• **What this task involves**
Reproduce the listing below exactly, beginning with its first line and ending with the line that holds "type Pt = [number, number];"; pictures are not part of the copy.

=-=-=

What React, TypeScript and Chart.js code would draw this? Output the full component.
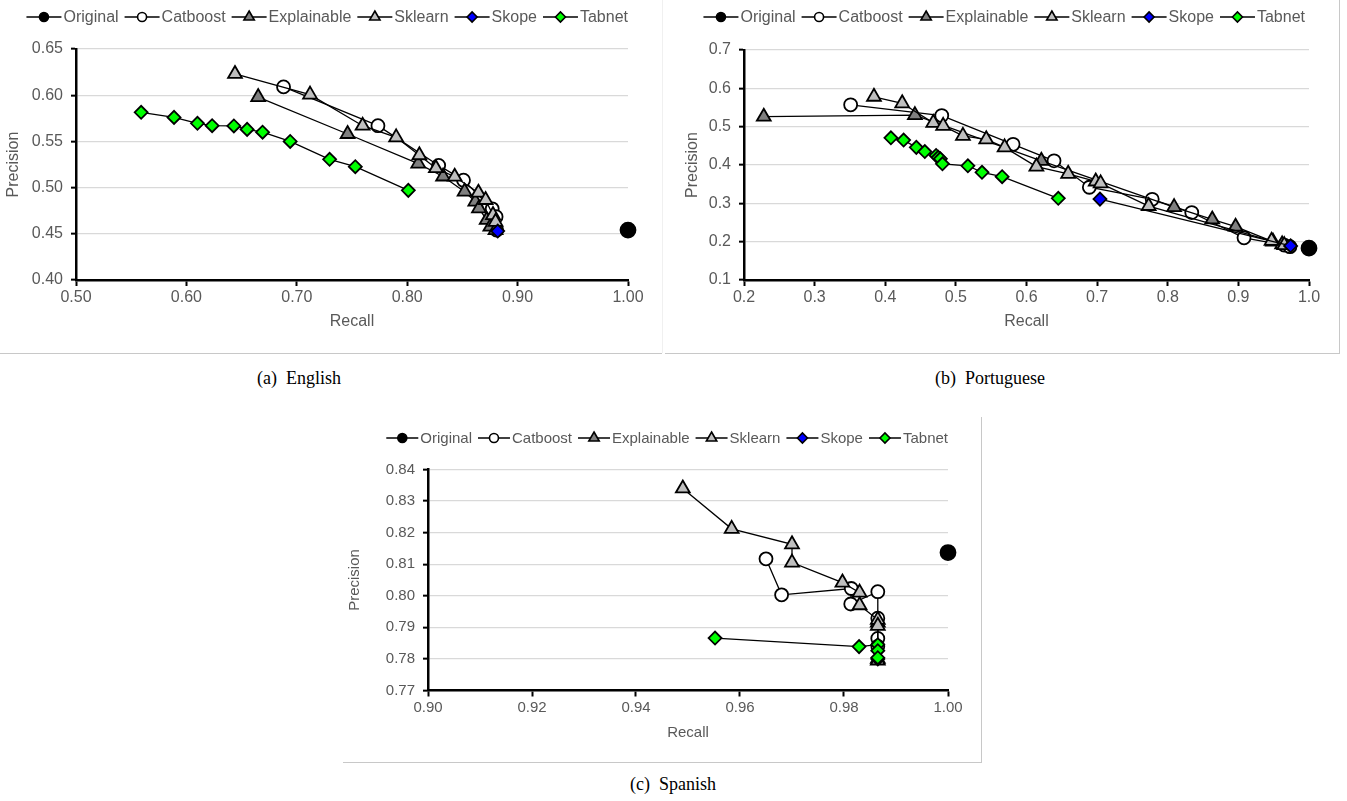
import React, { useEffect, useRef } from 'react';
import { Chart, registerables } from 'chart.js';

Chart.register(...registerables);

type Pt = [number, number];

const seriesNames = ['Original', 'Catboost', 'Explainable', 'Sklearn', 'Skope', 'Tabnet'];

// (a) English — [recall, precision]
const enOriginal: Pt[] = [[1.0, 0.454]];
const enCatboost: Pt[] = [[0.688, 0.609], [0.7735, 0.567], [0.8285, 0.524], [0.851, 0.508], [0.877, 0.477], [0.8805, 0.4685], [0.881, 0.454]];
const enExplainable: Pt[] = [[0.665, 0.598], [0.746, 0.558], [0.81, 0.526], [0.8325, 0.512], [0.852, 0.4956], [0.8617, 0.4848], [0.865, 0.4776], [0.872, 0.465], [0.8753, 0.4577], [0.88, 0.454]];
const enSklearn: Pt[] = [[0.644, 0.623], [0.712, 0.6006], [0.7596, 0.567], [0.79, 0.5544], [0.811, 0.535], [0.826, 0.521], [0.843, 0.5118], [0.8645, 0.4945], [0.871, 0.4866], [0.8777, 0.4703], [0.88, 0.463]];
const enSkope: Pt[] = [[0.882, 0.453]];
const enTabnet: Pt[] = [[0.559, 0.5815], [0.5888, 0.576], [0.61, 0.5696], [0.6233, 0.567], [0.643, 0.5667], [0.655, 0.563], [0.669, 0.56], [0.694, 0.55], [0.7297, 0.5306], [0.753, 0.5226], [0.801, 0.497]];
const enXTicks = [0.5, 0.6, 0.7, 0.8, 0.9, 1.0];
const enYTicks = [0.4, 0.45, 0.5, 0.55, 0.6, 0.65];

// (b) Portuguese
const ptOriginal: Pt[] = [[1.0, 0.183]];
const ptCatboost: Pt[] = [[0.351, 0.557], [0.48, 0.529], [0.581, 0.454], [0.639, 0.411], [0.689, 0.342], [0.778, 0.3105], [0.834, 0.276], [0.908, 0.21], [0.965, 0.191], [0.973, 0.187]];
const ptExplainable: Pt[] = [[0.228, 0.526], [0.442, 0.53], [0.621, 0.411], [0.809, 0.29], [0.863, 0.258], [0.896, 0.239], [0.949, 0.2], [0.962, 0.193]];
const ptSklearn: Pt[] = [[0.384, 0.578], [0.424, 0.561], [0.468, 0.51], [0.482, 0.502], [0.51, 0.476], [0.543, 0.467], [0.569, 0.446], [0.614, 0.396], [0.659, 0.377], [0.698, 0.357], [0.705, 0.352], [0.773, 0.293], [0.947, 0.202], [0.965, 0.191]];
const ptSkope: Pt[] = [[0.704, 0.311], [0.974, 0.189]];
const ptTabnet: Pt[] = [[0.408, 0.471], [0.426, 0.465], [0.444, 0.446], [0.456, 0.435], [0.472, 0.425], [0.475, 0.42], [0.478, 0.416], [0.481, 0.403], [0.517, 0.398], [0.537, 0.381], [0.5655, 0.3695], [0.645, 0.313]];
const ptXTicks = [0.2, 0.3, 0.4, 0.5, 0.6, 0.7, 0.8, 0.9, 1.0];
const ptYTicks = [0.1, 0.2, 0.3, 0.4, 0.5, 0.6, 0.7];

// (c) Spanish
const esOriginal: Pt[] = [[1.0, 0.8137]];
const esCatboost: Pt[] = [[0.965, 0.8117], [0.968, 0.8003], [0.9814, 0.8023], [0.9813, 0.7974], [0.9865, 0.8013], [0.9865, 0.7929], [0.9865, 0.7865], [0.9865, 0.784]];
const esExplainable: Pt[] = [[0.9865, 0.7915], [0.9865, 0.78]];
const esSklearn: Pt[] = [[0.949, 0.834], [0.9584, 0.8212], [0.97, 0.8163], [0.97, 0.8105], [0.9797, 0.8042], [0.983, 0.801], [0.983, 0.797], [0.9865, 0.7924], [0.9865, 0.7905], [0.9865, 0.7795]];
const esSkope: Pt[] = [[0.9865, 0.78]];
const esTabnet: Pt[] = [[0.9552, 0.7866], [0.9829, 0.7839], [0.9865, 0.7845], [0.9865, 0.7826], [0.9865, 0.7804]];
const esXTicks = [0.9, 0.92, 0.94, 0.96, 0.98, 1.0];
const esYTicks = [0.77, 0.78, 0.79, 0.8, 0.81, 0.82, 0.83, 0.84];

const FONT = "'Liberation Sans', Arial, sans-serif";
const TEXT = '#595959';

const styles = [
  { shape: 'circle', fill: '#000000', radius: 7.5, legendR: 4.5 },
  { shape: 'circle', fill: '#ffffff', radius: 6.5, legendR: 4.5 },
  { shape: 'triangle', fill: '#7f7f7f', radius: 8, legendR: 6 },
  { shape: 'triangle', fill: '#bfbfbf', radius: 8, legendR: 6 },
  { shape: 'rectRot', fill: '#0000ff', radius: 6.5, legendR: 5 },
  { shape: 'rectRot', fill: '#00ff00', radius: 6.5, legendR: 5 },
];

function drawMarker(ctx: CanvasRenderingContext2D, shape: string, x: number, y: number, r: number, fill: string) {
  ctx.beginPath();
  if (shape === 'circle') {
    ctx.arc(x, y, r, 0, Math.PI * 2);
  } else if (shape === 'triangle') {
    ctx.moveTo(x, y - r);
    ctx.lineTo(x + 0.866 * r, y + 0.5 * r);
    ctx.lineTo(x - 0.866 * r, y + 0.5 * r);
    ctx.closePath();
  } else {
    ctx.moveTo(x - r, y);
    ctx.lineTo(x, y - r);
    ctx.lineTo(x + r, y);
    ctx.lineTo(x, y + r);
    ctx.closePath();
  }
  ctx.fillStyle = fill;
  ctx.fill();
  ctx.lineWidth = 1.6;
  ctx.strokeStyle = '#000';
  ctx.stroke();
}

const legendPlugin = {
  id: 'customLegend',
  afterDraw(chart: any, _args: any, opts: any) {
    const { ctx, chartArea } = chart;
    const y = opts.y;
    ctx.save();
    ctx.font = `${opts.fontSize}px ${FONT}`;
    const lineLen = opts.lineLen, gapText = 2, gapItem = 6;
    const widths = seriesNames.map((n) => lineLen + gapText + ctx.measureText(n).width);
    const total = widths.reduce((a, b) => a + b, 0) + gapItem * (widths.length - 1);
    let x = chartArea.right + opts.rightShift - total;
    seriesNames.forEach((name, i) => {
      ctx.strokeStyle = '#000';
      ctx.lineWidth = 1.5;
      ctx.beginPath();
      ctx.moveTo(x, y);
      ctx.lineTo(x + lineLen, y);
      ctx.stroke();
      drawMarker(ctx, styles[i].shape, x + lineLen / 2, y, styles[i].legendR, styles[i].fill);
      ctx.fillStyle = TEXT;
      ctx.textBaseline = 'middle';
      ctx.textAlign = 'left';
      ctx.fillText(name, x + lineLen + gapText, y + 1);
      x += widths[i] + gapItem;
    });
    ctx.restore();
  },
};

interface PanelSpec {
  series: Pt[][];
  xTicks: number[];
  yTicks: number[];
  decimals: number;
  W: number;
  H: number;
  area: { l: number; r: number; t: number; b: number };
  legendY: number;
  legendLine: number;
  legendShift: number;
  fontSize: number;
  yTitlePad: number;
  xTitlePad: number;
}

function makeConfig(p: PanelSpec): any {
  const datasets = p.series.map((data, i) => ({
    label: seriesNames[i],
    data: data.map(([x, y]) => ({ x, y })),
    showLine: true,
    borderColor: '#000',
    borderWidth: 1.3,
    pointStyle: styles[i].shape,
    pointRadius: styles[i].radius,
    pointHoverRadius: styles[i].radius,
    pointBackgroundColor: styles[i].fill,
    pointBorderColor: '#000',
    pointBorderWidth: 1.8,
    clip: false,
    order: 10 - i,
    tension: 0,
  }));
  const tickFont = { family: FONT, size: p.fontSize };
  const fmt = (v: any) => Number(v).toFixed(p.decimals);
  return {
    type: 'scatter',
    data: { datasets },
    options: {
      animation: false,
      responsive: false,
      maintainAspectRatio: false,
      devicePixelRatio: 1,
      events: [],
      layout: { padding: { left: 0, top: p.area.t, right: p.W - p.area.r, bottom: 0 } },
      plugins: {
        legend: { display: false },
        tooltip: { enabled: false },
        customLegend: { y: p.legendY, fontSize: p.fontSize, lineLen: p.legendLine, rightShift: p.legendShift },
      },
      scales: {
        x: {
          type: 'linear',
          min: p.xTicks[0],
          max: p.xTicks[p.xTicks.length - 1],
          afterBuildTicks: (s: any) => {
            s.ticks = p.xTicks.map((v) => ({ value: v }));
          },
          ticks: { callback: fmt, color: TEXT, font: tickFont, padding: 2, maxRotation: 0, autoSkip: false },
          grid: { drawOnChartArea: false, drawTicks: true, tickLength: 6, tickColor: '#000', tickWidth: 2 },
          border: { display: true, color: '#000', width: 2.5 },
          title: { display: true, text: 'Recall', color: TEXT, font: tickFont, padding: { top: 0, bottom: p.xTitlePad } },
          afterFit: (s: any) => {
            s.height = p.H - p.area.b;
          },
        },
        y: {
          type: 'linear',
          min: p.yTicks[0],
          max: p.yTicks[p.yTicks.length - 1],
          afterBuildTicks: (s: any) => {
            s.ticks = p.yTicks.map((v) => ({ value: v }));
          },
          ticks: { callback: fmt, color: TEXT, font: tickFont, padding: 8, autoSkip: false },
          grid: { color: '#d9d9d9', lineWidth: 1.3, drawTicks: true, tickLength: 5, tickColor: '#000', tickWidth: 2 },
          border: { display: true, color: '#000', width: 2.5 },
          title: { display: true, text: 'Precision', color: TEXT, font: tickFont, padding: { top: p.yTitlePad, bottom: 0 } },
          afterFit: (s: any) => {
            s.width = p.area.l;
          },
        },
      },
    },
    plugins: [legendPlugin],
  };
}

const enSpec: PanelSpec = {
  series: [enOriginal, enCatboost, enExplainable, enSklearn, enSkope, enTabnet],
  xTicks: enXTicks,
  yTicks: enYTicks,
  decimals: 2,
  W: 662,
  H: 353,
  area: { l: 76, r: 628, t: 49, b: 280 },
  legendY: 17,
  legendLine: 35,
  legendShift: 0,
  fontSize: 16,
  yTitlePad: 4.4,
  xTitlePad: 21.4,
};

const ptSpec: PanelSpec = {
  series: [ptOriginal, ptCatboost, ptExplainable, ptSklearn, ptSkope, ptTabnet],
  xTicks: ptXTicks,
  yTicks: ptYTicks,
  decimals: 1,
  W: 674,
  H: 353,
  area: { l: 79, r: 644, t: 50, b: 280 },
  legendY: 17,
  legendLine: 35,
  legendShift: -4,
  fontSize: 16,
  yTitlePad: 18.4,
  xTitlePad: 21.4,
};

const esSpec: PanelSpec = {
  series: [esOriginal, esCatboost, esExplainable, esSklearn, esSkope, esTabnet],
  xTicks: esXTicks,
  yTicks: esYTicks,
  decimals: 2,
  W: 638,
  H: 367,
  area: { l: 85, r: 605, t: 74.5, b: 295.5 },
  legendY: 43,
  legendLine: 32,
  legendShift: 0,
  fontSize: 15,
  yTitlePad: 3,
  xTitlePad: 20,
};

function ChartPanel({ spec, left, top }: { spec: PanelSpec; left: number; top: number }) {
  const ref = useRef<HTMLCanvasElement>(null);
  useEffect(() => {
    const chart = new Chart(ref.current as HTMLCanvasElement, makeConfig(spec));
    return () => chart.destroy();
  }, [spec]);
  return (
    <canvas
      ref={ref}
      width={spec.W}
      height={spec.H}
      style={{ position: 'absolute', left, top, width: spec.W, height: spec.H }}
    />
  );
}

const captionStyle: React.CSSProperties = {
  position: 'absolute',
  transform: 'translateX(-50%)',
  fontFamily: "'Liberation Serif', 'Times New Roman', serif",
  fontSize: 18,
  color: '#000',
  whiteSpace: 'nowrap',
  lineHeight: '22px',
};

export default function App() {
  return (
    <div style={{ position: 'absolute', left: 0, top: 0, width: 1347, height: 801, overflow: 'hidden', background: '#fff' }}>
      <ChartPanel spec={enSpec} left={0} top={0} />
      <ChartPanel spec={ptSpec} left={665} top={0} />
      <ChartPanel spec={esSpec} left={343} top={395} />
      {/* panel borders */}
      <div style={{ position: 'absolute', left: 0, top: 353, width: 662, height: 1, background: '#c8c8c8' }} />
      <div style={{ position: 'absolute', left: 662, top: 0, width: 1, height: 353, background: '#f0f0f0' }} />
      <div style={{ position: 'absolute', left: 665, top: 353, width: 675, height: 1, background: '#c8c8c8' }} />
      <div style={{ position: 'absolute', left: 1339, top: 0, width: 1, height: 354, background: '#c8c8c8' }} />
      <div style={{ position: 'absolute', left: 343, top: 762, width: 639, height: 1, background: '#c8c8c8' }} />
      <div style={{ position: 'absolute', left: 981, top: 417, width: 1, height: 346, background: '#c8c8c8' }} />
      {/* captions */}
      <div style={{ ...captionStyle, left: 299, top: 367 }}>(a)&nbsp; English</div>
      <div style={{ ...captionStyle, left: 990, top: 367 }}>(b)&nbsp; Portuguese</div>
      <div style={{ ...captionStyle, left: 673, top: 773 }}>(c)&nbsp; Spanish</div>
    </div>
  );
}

=-=-=

• **Finished exercise**
What React, TypeScript and Chart.js code would draw this? Output the full component.
import React, { useEffect, useRef } from 'react';
import { Chart, registerables } from 'chart.js';

Chart.register(...registerables);

type Pt = [number, number];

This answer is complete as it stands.